ハリー・ポッターと秘密の部屋 第7章(前半)

二年生になって一週間。休みだと思っていた土曜日に、ウッドに起こされる。クィディッチの練習をするというのだ。ベッドを出て、ほうきを手に練習場へ行こうとすると、コリン・クリービーにつきまとわれる。コリンはハリーのファンで、ハリーのことなら何でも聞きたがる。マグル生まれのコリンに、ハリーはクィディッチのルールを説明するはめになる。このくだりは、原作者から読者へのサービスではないだろうか。「賢者の石」を飛ばして「秘密の部屋」を読む読者、また「賢者の石」は読んだがよく覚えていない読者のために、復習材料として、コリンがあれこれ聞く場面を作ったのではないだろうか。

グリフィンドールチームが練習を始めようとしたところへ、スリザリンチームがやってくる。スネイプが特別に競技場の使用をスリザリンに許可したこと、ドラコ・マルフォイがスリザリンのシーカーになったことがわかる。前年のスリザリンのシーカーはテレンス・ヒッグズという生徒だったはずだが、卒業したのだろうか。

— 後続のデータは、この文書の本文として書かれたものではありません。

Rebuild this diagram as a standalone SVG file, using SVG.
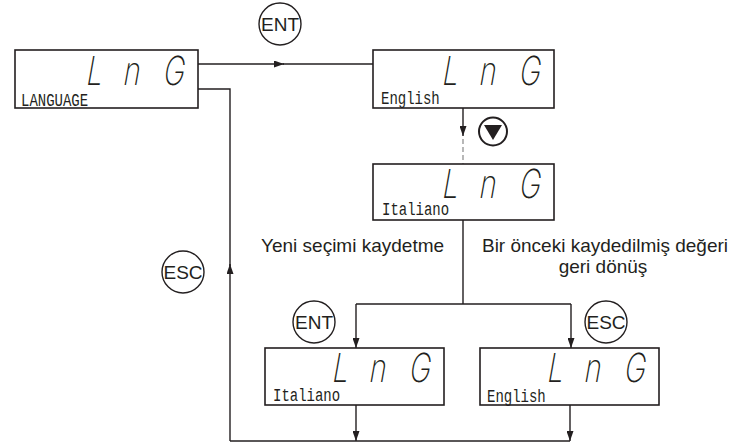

そして、スリザリン全員が、高級なほうき「ニンバス2001」を持っている。ドラコの父親が買ってくれたのだという。
ここで、ささやかな疑問がふたつ。
ひとつは、ドラコの父の職業。マルフォイ家が金持ちだという描写はあちこちにあり、「死の秘宝」ではマルフォイ家の大邸宅が描写されている。母親は専業主婦のようだが、父親も働いているようすがない。リアル世界のイギリスの貴族はーーイギリスに限らないがーー領地を持っていて、そこからの地代や産物が主な収入源になっているようだ。マルフォイ家も、領地を持つ貴族のイメージで描かれているのだろうか。
もうひとつの疑問は、ほうきの性能に左右されるクィディッチを、果たしてスポーツと呼んでいいのかどうかということだ。もちろん、陸上競技なら靴の性能が、水泳なら水着の性能が勝負に影響する。しかしハリー・ポッターシリーズを読んでいると、ほうきの性能の差が試合の結果に与える影響が大きすぎる。
昨今、日本のプロ野球界で統一ボールの性能が問題になったが、クィディッチでも、試合には統一した規格のほうきを使うべきだろう。でないと、スポーツとしての公正さが担保できない。
でもそうすると、ストーリーのおもしろさが減ってしまうのかな。

ロンのほうきをばかにしたドラコに、ハーマイオニーが「グリフィンドールの選手はお金で選ばれていない。純粋に才能で選手になったのよ」と言い返す。
痛いところをつかれたドラコは、「穢れた血」とハーマイオニーをののしる。
ハリーは知らなかったが、これはいちばんひどい侮辱のことばだった。ロンは思わず杖を取り出し、ドラコの顔に向かって攻撃するが、逆噴射して自分が呪いにかかってしまった。
杖が逆噴射したことは、16章でロックハートが忘却術をかけようとする場面の伏線になっている。そして「穢れた血」というののしりは、ハリーの母がスネイプと決別する直接の原因となったことが「死の秘宝」でわかる。